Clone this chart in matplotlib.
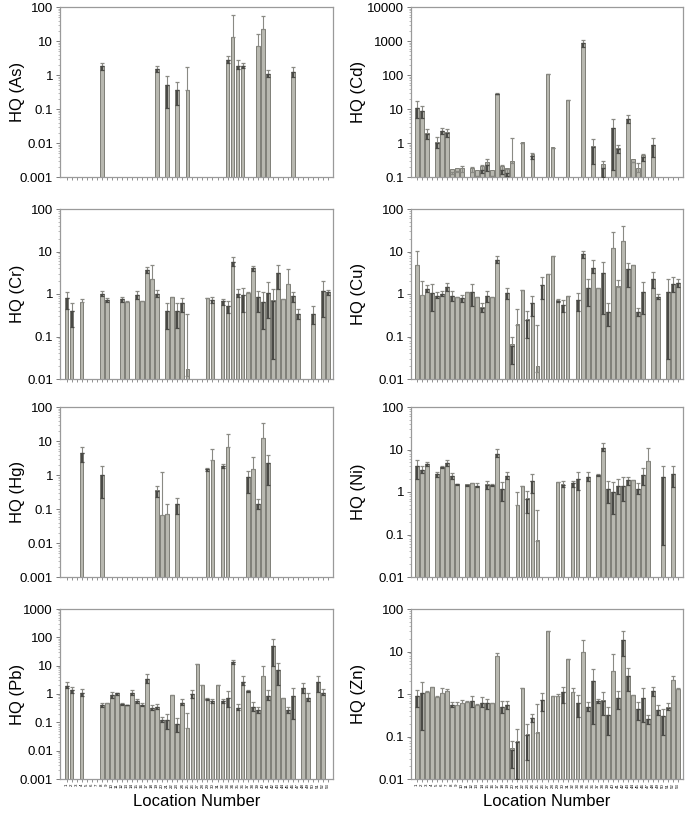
import numpy as np
import matplotlib
matplotlib.use('Agg')
import matplotlib.pyplot as plt

plt.rcParams['font.family'] = ['Liberation Sans', 'DejaVu Sans']

locations = list(range(1, 54))

# ---- As ----
as_loc = [8, 19, 21, 23, 25, 33, 34, 35, 36, 39, 40, 41, 46]
as_val = [1.8, 1.5, 0.5, 0.37, 0.37, 2.7, 13, 1.9, 1.9, 7, 22, 1.1, 1.25]
as_hi = [2.3, 1.85, 0.92, 0.62, 1.7, 3.7, 57, 2.8, 2.3, 16, 55, 1.45, 1.75]
as_lo = [1.45, 1.25, 0.11, 0.13, None, 2.2, None, 1.5, 1.6, None, None, 0.9, 0.85]

# ---- Cd ----
cd_loc = [1, 2, 3, 5, 6, 7, 8, 9, 10, 12, 13, 14, 15, 16, 17, 18, 19, 20, 22, 24,
          27, 28, 31, 34, 36, 38, 40, 41, 43, 44, 45, 46, 48]
cd_val = [11, 8.5, 1.9, 1.0, 2.2, 2.0, 0.12, 0.14, 0.14, 0.14, 0.11, 0.16, 0.23, 0.11,
          28, 0.16, 0.13, 0.25, 1.0, 0.42, 110, 0.7, 18, 850, 0.75, 0.19, 2.8, 0.65,
          5.2, 0.28, 0.14, 0.38, 0.85]
cd_hi = [17, 12, 2.6, 1.5, 2.7, 2.6, 0.14, 0.15, 0.21, 0.2, None, 0.22, 0.34, None,
         30, 0.23, 0.17, 1.45, None, 0.52, None, None, None, 1100, 1.35, 0.3, 5.2, 0.9,
         6.7, None, 0.25, 0.48, 1.4]
cd_lo = [5.5, 5.5, 1.3, 0.7, 1.9, 1.5, None, None, None, None, None, 0.13, 0.15, None,
         27, 0.12, 0.11, None, None, 0.33, None, None, None, 650, 0.24, 0.1, 0.16, 0.5,
         3.8, None, None, 0.3, 0.38]

# ---- Cr ----
cr_loc = [1, 2, 4, 8, 9, 12, 13, 15, 16, 17, 18, 19, 21, 22, 23, 24, 25, 29, 30, 32,
          33, 34, 35, 36, 37, 38, 39, 40, 41, 42, 43, 44, 45, 46, 47, 50, 52, 53]
cr_val = [0.8, 0.4, 0.65, 1.0, 0.72, 0.75, 0.65, 0.95, 0.68, 3.7, 2.3, 1.0, 0.4, 0.85,
          0.4, 0.6, 0.012, 0.8, 0.72, 0.68, 0.52, 5.8, 1.0, 0.95, 1.05, 4.0, 0.85, 0.65,
          1.05, 0.7, 3.1, 0.75, 1.7, 0.9, 0.33, 0.34, 1.15, 1.1]
cr_hi = [1.1, 0.62, 0.75, 1.2, 0.8, 0.85, 0.7, 1.2, 0.7, 4.3, 4.8, 1.25, 0.62, None,
         0.62, 0.82, 0.33, None, 0.85, 0.78, 0.67, 7.5, 1.3, 1.35, 1.1, 4.5, 1.2, 1.1,
         1.9, 1.3, 4.8, None, 3.8, 1.1, 0.45, 0.52, 2.0, 1.25]
cr_lo = [0.45, 0.17, None, 0.9, 0.65, 0.65, None, 0.75, None, 3.2, None, 0.85, 0.15, None,
         0.16, 0.38, None, None, 0.6, 0.55, 0.35, 4.5, 0.85, 0.38, None, 3.5, 0.38, 0.15,
         0.27, 0.03, 1.3, None, None, 0.65, 0.26, 0.2, 0.28, 0.95]

# ---- Cu ----
cu_loc = list(range(1, 18)) + list(range(19, 32)) + list(range(33, 47)) + [48, 49, 51, 52, 53]
cu_val = [4.7, 0.95, 1.3, 1.05, 0.9, 1.0, 1.45, 0.9, 0.85, 0.8, 1.1, 1.1, 0.85, 0.48, 0.9,
          0.85, 6.3,
          1.05, 0.06, 0.19, 1.25, 0.25, 0.6, 0.015, 1.6, 2.9, 8, 0.7, 0.55, 0.9,
          0.72, 8.5, 1.4, 4.0, 1.4, 3.2, 0.38, 12, 1.5, 18, 3.8, 4.9, 0.38, 1.1,
          2.3, 0.85, 1.1, 1.75, 1.8]
cu_hi = [10.5, 2.0, 1.6, 1.7, 1.1, 1.15, 1.8, 1.2, None, 0.95, None, 1.75, None, 0.6, 1.2,
         None, 8,
         1.4, 0.095, 0.45, None, 0.4, 0.88, 0.19, 2.5, None, None, 0.75, 0.72, None,
         1.05, 10.5, 2.3, 6.2, None, 5.6, 0.6, 28, 2.1, 40, 5.5, None, 0.48, 1.9,
         3.3, 1.0, 2.2, 2.5, 2.2]
cu_lo = [None, None, 1.1, 0.4, 0.8, 0.9, 1.2, 0.7, None, 0.65, None, 0.52, None, 0.38, 0.65,
         None, 5.5,
         0.75, 0.022, None, None, 0.09, 0.3, None, 0.75, None, None, 0.65, 0.38, None,
         0.4, 7, 0.52, 3.2, None, 0.34, 0.18, None, 1.5, None, 1.5, None, 0.3, 0.33,
         1.35, 0.75, 0.03, 1.1, 1.5]

# ---- Hg ----
hg_loc = [4, 8, 19, 20, 21, 23, 29, 30, 32, 33, 37, 38, 39, 40, 41]
hg_val = [4.5, 1.0, 0.35, 0.065, 0.07, 0.14, 1.5, 2.8, 1.8, 6.5, 0.85, 1.5, 0.14, 12, 2.2]
hg_hi = [6.5, 1.85, 0.48, 1.2, 0.14, 0.21, 1.65, 6.0, 2.1, 16, 1.35, 3.4, 0.2, 35, 3.9]
hg_lo = [2.4, 0.21, 0.22, None, None, 0.07, 1.35, None, 1.6, None, 0.3, None, 0.1, None, 0.52]

# ---- Ni ----
ni_loc = [1, 2, 3, 5, 6, 7, 8, 9, 11, 12, 13, 15, 16, 17, 18, 19, 21, 22, 23, 24, 25,
          29, 30, 32, 33, 35, 37, 38, 39, 40, 41, 42, 43, 44, 45, 46, 47, 50, 52]
ni_val = [4.0, 3.3, 4.5, 2.7, 3.8, 4.8, 2.4, 1.55, 1.5, 1.6, 1.4, 1.5, 1.45, 8, 1.15, 2.4,
          0.5, 1.35, 0.7, 1.8, 0.07, 1.7, 1.5, 1.6, 2.0, 2.2, 2.5, 11, 1.2, 1.0, 1.4, 1.4,
          1.9, 1.95, 1.2, 2.5, 5.5, 2.2, 2.6]
ni_hi = [5.8, 4.0, 5.0, 3.0, 4.0, 5.8, 2.8, None, None, None, 1.6, 1.8, 1.55, 10.5, 1.7, 3.0,
         1.0, None, 1.05, 2.7, 0.38, 1.75, 1.8, 1.85, 3.0, 2.9, 2.7, 14, 1.8, 1.7, 2.0, 2.2,
         2.2, None, 1.6, 3.6, 11, 4.2, 4.0]
ni_lo = [2.0, 2.8, 4.2, 2.3, 3.6, 4.2, 2.0, 1.45, 1.4, None, 1.3, 1.2, 1.35, 6.5, 0.6, 2.0,
         None, None, 0.32, 0.95, None, None, 1.3, 1.3, 1.1, 1.8, 2.4, 9, 0.55, 0.3, 0.9, 0.6,
         1.5, None, 0.9, 1.5, None, 0.056, 1.3]

# ---- Pb ----
pb_loc = [1, 2, 4] + list(range(8, 47)) + [48, 49, 51, 52]
pb_val = [1.9, 1.4, 1.1,
          0.4, 0.5, 0.9, 1.05, 0.45, 0.42, 1.05, 0.55, 0.42, 3.3, 0.32, 0.35, 0.12, 0.12,
          0.95, 0.09, 0.5, 0.065, 1.0, 11, 2.1, 0.65, 0.55, 2.1, 0.55, 0.75, 13, 0.32, 2.6,
          1.25, 0.35, 0.27, 4.2, 0.85, 50, 7, 0.7, 0.27, 0.85,
          1.6, 0.75, 2.7, 1.1]
pb_hi = [2.6, 1.8, 1.45,
         0.5, None, 1.2, 1.1, 0.48, None, 1.35, 0.65, 0.47, 5, 0.4, 0.45, 0.16, 0.19,
         None, 0.14, 0.65, 0.22, 1.35, None, None, 0.7, 0.65, None, 0.65, 1.25, 16, 0.45, 4.2,
         1.35, 0.52, 0.35, 10, 1.4, 90, 12, None, 0.35, 1.6,
         2.4, 1.05, 4.3, 1.45]
pb_lo = [1.6, 1.1, 0.85,
         0.35, None, 0.75, 0.95, 0.4, 0.4, 0.9, 0.5, 0.38, 2.5, 0.28, 0.3, 0.1, 0.06,
         None, 0.045, 0.42, None, 0.75, None, None, 0.6, 0.5, None, 0.5, 0.35, 11, 0.28, 2.0,
         1.15, 0.25, 0.22, None, 0.6, 10, 2.0, None, 0.22, 0.13,
         1.1, 0.55, 1.2, 0.95]

# ---- Zn ----
zn_loc = list(range(1, 54))
zn_val = [0.9, 1.05, 1.1, 1.45, 0.85, 1.05, 1.15, 0.55, 0.55, 0.62, 0.65, 0.68, 0.55, 0.62,
          0.6, 0.6, 8, 0.5, 0.55, 0.048, 0.075, 1.35, 0.11, 0.27, 0.12, 0.72, 30, 0.9, 0.9,
          1.1, 6.5, 1.1, 0.6, 9.5, 0.5, 2.0, 0.68, 0.7, 0.32, 3.5, 0.8, 19, 2.7, 0.95, 0.45,
          0.8, 0.26, 1.2, 0.42, 0.3, 0.48, 2.1, 1.3]
zn_hi = [1.25, 1.9, 1.15, 1.5, 0.9, 1.35, 1.3, 0.65, 0.65, 0.72, 0.7, 0.9, 0.58, 0.85,
         0.78, 0.62, 9, 0.68, 0.68, 0.08, 0.15, None, 0.2, 0.34, 0.58, 1.05, None, None, 1.0,
         1.5, None, 1.35, 0.95, 19, 0.65, 3.9, 0.75, 1.1, 0.5, 8.5, 1.15, 30, 4.2, None, 0.65,
         1.4, 0.32, 1.5, 0.55, 0.45, 0.6, 2.6, 1.35]
zn_lo = [0.5, 0.14, None, None, None, None, None, 0.5, None, None, None, 0.5, None, 0.5,
         0.45, None, None, 0.35, 0.45, 0.018, 0.01, None, 0.028, 0.22, None, 0.4, None, None, None,
         0.6, None, None, 0.28, None, 0.4, 0.2, 0.6, 0.32, 0.11, None, 0.45, 8, 1.2, None, 0.25,
         0.22, 0.2, 0.9, 0.32, 0.11, 0.42, None, None]

BAR_COLOR = '#b8b8b0'
EDGE_COLOR = '#707068'
FRAME_COLOR = '#9a9a9a'


def draw(ax, label, loc, val, hi, lo, ylim, xlim, label_x, bottom_row):
    loc = np.array(loc, dtype=float)
    val = np.array(val, dtype=float)
    hi = np.array([v if h is None else h for v, h in zip(val, hi)], dtype=float)
    lo = np.array([v if l is None else l for v, l in zip(val, lo)], dtype=float)

    ax.set_yscale('log')
    ax.bar(loc, val, width=0.72, bottom=ylim[0] * 0.5, color=BAR_COLOR,
           edgecolor=EDGE_COLOR, linewidth=0.6, zorder=2)
    # upper whisker (light) and lower whisker (dark, inside bar)
    ax.errorbar(loc, val, yerr=[np.zeros_like(val), hi - val], fmt='none',
                ecolor='#8a8a84', elinewidth=0.8, capsize=1.6, capthick=0.9, zorder=3)
    has_lo = lo < val
    ax.errorbar(loc[has_lo], val[has_lo], yerr=[val[has_lo] - lo[has_lo], np.zeros(has_lo.sum())],
                fmt='none', ecolor='#4a4a46', elinewidth=1.6, capsize=1.6, capthick=0.9, zorder=3)

    ax.set_ylim(*ylim)
    ax.set_xlim(*xlim)
    ax.set_ylabel(label, fontsize=12)
    ax.yaxis.set_label_coords(label_x, 0.5)

    ax.set_xticks(locations)
    if bottom_row:
        ax.set_xticklabels([str(i) for i in locations], rotation=90, fontsize=3.2)
        ax.set_xlabel('Location Number', fontsize=12, labelpad=4)
    else:
        ax.set_xticklabels([])
    ax.tick_params(axis='x', length=2, width=0.5, color='#666666', pad=1)
    ax.tick_params(axis='y', which='major', length=3, width=0.6, color='#666666',
                   labelsize=9.5, pad=2)
    ax.tick_params(axis='y', which='minor', length=1.5, width=0.4, color='#888888')

    exps = range(int(round(np.log10(ylim[0]))), int(round(np.log10(ylim[1]))) + 1)
    ticks = [10.0 ** e for e in exps]
    ax.set_yticks(ticks)
    ax.set_yticklabels(['{:g}'.format(t) if t < 1 else str(int(t)) for t in ticks])

    for sp in ax.spines.values():
        sp.set_color(FRAME_COLOR)
        sp.set_linewidth(0.9)


W, H = 685, 814
fig = plt.figure(figsize=(W / 100, H / 100), dpi=100)

left_x = (60, 333)
right_x = (411, 683)
rows = [(7, 177), (209, 379), (407, 577), (609, 779)]


def add_axes(xr, yr):
    return fig.add_axes([xr[0] / W, 1 - yr[1] / H, (xr[1] - xr[0]) / W, (yr[1] - yr[0]) / H])


xl_left = (-0.3, 53.95)
xl_right = (-0.15, 53.95)
lx_left = -0.13
lx_right = -0.165

draw(add_axes(left_x, rows[0]), 'HQ (As)', as_loc, as_val, as_hi, as_lo, (0.001, 100), xl_left, lx_left, False)
draw(add_axes(right_x, rows[0]), 'HQ (Cd)', cd_loc, cd_val, cd_hi, cd_lo, (0.1, 10000), xl_right, lx_right, False)
draw(add_axes(left_x, rows[1]), 'HQ (Cr)', cr_loc, cr_val, cr_hi, cr_lo, (0.01, 100), xl_left, lx_left, False)
draw(add_axes(right_x, rows[1]), 'HQ (Cu)', cu_loc, cu_val, cu_hi, cu_lo, (0.01, 100), xl_right, lx_right, False)
draw(add_axes(left_x, rows[2]), 'HQ (Hg)', hg_loc, hg_val, hg_hi, hg_lo, (0.001, 100), xl_left, lx_left, False)
draw(add_axes(right_x, rows[2]), 'HQ (Ni)', ni_loc, ni_val, ni_hi, ni_lo, (0.01, 100), xl_right, lx_right, False)
draw(add_axes(left_x, rows[3]), 'HQ (Pb)', pb_loc, pb_val, pb_hi, pb_lo, (0.001, 1000), xl_left, lx_left, True)
draw(add_axes(right_x, rows[3]), 'HQ (Zn)', zn_loc, zn_val, zn_hi, zn_lo, (0.01, 100), xl_right, lx_right, True)

fig.savefig('out.png', dpi=100)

* * * *

◆ **EXERCISE**:
Without any pictures, reproduce the lines from the first one in the material through the line that has "None, 0.9, 0.85]", exactly as they appear.

◆ **FULL ANSWER**:
Clone this chart in matplotlib.
import numpy as np
import matplotlib
matplotlib.use('Agg')
import matplotlib.pyplot as plt

plt.rcParams['font.family'] = ['Liberation Sans', 'DejaVu Sans']

locations = list(range(1, 54))

# ---- As ----
as_loc = [8, 19, 21, 23, 25, 33, 34, 35, 36, 39, 40, 41, 46]
as_val = [1.8, 1.5, 0.5, 0.37, 0.37, 2.7, 13, 1.9, 1.9, 7, 22, 1.1, 1.25]
as_hi = [2.3, 1.85, 0.92, 0.62, 1.7, 3.7, 57, 2.8, 2.3, 16, 55, 1.45, 1.75]
as_lo = [1.45, 1.25, 0.11, 0.13, None, 2.2, None, 1.5, 1.6, None, None, 0.9, 0.85]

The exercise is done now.